"Gaddafi was killed at the request of powers outside Libya, for whom it was convenient to silence the Rais. He was the black box of the whole country. He had too many wheelings and dealings with too many leaders in the world. With him, unfortunately, a lot of information is gone." So says Mahmoud Jibril, former Prime Minister of the NTC, who in an interview with Bloomberg points out the problems and risks for the new Libya. The leader explains that the country is in the grip of Islamic extremists and foreign powers particularly interested in energy and financial resources of the former regime, rather than the welfare of the Libyan people. This is despite the democratic claims made by NATO countries shortly after the summary execution of Gaddafi on 20 October.

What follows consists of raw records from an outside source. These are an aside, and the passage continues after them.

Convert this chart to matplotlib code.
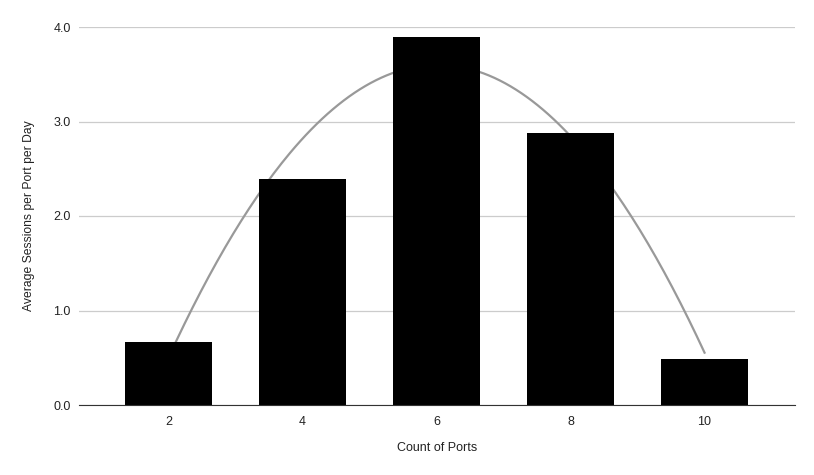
import matplotlib.pyplot as plt
import numpy as np

# Count of ports vs average sessions per port per day
ports = [2, 4, 6, 8, 10]
sessions = [0.667, 2.39, 3.894, 2.88, 0.487]
y_ticks = [0.0, 1.0, 2.0, 3.0, 4.0]

plt.rcParams['font.family'] = ['Liberation Sans', 'DejaVu Sans']

fig = plt.figure(figsize=(8.14, 4.75), dpi=100)
ax = fig.add_axes([79 / 814, 1 - 405 / 475, 716 / 814, 378 / 475])

idx = np.arange(len(ports))
ax.bar(idx, sessions, width=0.65, color="black", zorder=3)

# quadratic trendline fitted to the bars
coef = np.polyfit(ports, sessions, 2)
xs = np.linspace(ports[0], ports[-1], 200)
xs_idx = (xs - ports[0]) / (ports[1] - ports[0])
ax.plot(xs_idx, np.polyval(coef, xs), color="#999999", lw=1.6, zorder=2)

ax.set_xlim(-0.668, len(ports) - 1 + 0.675)
ax.set_ylim(0, 4)
ax.set_xticks(idx)
ax.set_xticklabels([str(p) for p in ports])
ax.set_yticks(y_ticks)
ax.set_yticklabels(["%.1f" % v for v in y_ticks])
ax.tick_params(length=0, labelsize=9, colors="#222222", pad=6)
ax.tick_params(axis="x", pad=8)

ax.grid(axis="y", color="#cccccc", lw=0.9, zorder=0)
for s in ["top", "right", "left"]:
    ax.spines[s].set_visible(False)
ax.spines["bottom"].set_color("#333333")
ax.spines["bottom"].set_zorder(4)

ax.set_xlabel("Count of Ports", fontsize=9, color="#222222", labelpad=10)
ax.set_ylabel("Average Sessions per Port per Day", fontsize=8.7, color="#222222", labelpad=13)

fig.savefig("out.png", dpi=100)
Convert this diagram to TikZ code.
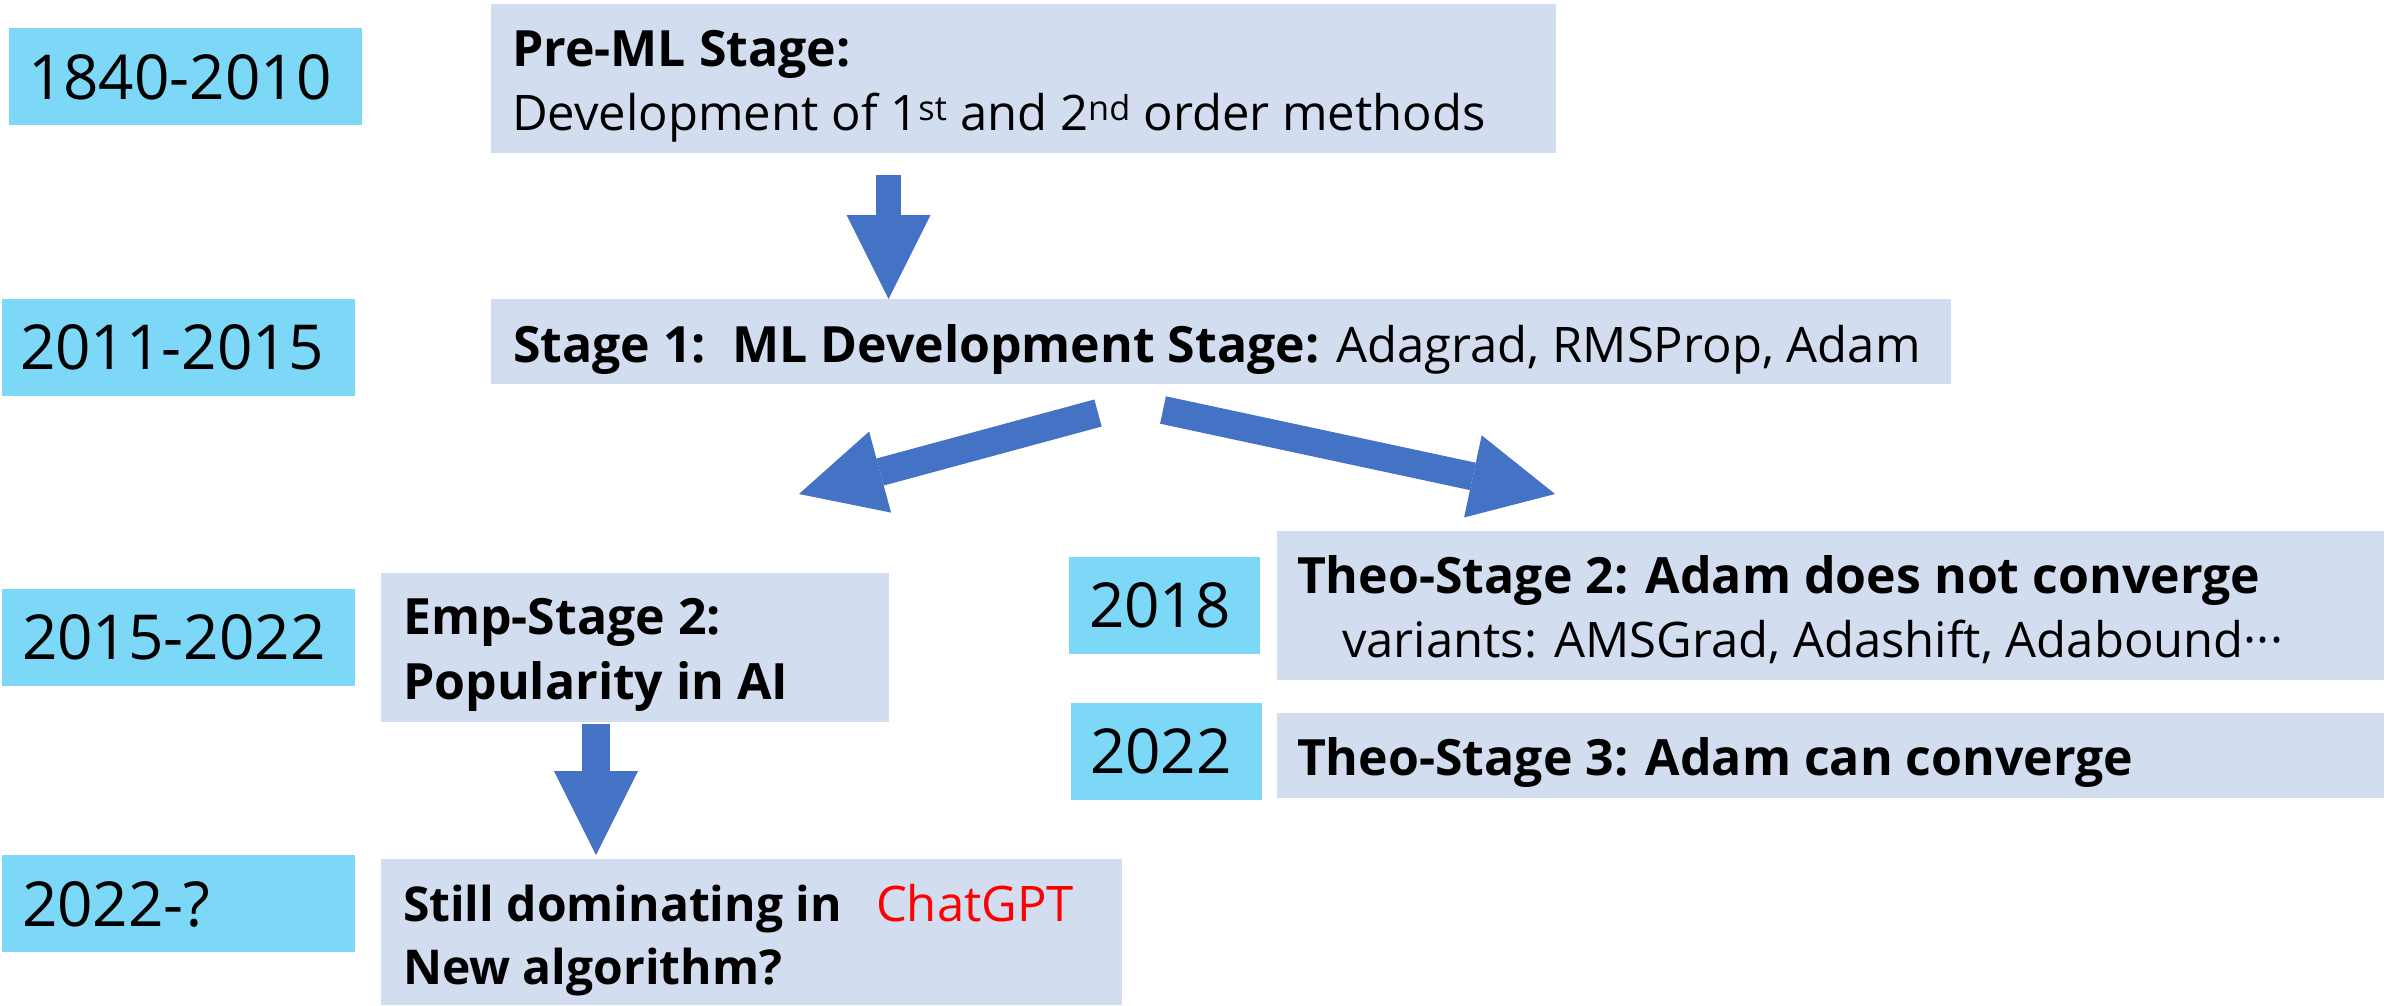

According to Jibril, economic interests have divided Libya. "During the fight against Gaddafi – he notes - we were all together and we were fighting for a single purpose. Now things have changed." The former Prime Minister stresses that the country is without a state apparatus, and this has given free rein to foreign powers interested only in oil. "No one is excluded from this fight - he says - this is the game. This is politics. "
Shortly after the fall of Tripoli under the NATO bombs, oil companies like the Italian Eni and France's Total sent their men to sign economic contracts with the new establishment. This thanks to the protection of the NTC, which once in power moved quickly to ensure its allies a return to normal production of oil by the end of 2011. The hunger for crude oil is coupled with the Islamist ambitions of Qatar, a major funder and promoter of the mission against the Rais. The country has also trained and sent thousands of Islamic guerrillas to Libya. Led by Abdel Hakim Belhaj, a former member of al-Qaeda and the current military governor of the capital, they were the real stars of the capture of Tripoli and then the hunt for Gaddafi and his loyalists. Another important tool is the television channel Al-Jazeera. The satellite broadcaster was the first to spread the images of clashes between rebels and the army in Benghazi, legitimizing the UN resolution 1973 and the NATO bombing.